Captain William Griffin and his crew worked to pump out the water, but the ship sank at about 2 a.m. The storm ripped away the stern deckhouse and reportedly blew Griffin’s papers some 50 feet into the air. The crew was rescued by a passing schooner and brought ashore at Bailey’s Harbor.

Conflicting contemporary reports about the location of the sinking and repeated searches since the 1970s frustrated wreck hunters. Baillod, who had been searching for the vessel for years, focused his team on a two-square-mile search area informed by a lighthouse keeper’s account. A side-scan radar contact in that area produced the sonar image that led to the identification.

"A few of us had to pinch each other," Baillod said in the announcement. "After all the previous searches, we couldn’t believe we had actually found it, and so quickly." Investigators noted the hull appears largely intact, a surprise given the heavy iron ore cargo, which many had expected would have broken the vessel apart.

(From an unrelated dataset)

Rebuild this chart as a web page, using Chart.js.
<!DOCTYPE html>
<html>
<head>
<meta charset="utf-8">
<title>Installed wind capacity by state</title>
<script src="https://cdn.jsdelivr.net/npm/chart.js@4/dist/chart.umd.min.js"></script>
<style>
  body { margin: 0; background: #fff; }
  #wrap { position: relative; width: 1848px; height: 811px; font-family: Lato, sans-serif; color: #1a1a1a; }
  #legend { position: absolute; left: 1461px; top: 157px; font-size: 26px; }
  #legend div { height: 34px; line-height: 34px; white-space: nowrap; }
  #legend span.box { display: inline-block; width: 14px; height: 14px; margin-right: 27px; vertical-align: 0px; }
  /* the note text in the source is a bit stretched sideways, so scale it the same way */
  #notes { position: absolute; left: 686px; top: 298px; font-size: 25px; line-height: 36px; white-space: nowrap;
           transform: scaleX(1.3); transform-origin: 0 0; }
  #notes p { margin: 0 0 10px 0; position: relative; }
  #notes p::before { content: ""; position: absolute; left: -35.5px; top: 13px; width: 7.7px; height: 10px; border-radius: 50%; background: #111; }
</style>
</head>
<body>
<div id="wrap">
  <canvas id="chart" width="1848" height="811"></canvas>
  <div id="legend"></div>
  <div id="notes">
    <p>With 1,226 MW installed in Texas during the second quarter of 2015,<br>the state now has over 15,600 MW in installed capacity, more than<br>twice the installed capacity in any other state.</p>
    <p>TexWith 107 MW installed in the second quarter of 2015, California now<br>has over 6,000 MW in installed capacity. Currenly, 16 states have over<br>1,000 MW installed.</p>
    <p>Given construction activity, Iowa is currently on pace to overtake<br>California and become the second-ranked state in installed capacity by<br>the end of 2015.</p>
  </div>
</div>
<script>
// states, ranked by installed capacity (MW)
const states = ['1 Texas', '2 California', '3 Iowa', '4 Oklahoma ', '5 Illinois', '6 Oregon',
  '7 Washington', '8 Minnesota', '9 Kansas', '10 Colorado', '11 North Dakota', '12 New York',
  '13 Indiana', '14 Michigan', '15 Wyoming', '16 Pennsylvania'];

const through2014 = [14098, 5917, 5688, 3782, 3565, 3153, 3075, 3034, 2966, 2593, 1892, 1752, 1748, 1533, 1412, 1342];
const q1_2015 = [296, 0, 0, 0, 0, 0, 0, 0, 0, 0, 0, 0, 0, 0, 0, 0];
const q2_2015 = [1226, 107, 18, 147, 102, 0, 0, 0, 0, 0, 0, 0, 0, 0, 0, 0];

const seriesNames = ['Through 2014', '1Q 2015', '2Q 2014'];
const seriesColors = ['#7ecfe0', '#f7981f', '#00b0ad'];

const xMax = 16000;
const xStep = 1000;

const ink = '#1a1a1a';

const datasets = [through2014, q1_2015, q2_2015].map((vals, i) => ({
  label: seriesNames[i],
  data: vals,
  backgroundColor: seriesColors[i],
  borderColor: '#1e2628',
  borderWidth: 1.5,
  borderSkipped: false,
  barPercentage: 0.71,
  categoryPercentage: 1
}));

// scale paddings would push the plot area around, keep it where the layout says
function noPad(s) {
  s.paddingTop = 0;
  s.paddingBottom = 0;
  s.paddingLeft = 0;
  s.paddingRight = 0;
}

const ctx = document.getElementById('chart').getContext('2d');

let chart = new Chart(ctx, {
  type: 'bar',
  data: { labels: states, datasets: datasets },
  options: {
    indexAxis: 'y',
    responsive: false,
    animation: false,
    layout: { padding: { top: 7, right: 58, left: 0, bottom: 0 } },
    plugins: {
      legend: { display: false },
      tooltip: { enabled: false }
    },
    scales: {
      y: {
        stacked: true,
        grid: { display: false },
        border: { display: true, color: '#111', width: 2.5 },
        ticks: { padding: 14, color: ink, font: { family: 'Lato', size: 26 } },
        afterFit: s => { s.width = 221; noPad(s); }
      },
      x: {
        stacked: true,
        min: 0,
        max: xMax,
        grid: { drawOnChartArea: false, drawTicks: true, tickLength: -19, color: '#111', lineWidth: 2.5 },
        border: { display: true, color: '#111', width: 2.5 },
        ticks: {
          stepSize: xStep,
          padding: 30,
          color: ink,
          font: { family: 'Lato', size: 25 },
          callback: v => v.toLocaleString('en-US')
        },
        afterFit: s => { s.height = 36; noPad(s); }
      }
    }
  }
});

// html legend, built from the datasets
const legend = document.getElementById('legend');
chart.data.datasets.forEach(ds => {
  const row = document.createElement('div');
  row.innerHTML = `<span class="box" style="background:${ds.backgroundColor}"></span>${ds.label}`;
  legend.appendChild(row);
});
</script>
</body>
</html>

The find adds to a series of recent discoveries by the Wisconsin Underwater Archaeology Association. In the past three years the group has documented five wrecks, including the steamer L.W. Crane in the Fox River at Oshkosh earlier in 2025 and the tugboat John Evenson and the schooner Margaret A. Muir off Algoma. Baillod and colleagues previously located the schooner Trinidad off Algoma in 2023.

The Wisconsin Historical Society and partner organizations typically document and assess underwater cultural resources to determine condition, historical significance and any protection needs. The society did not immediately release detailed survey data or plans for further dives; investigators said further study will aim to verify the identification, record the site, and evaluate preservation measures. The discovery resolves a long-standing maritime mystery for local historians and contributes to the broader record of Great Lakes shipping and storm-related losses during the late 19th century.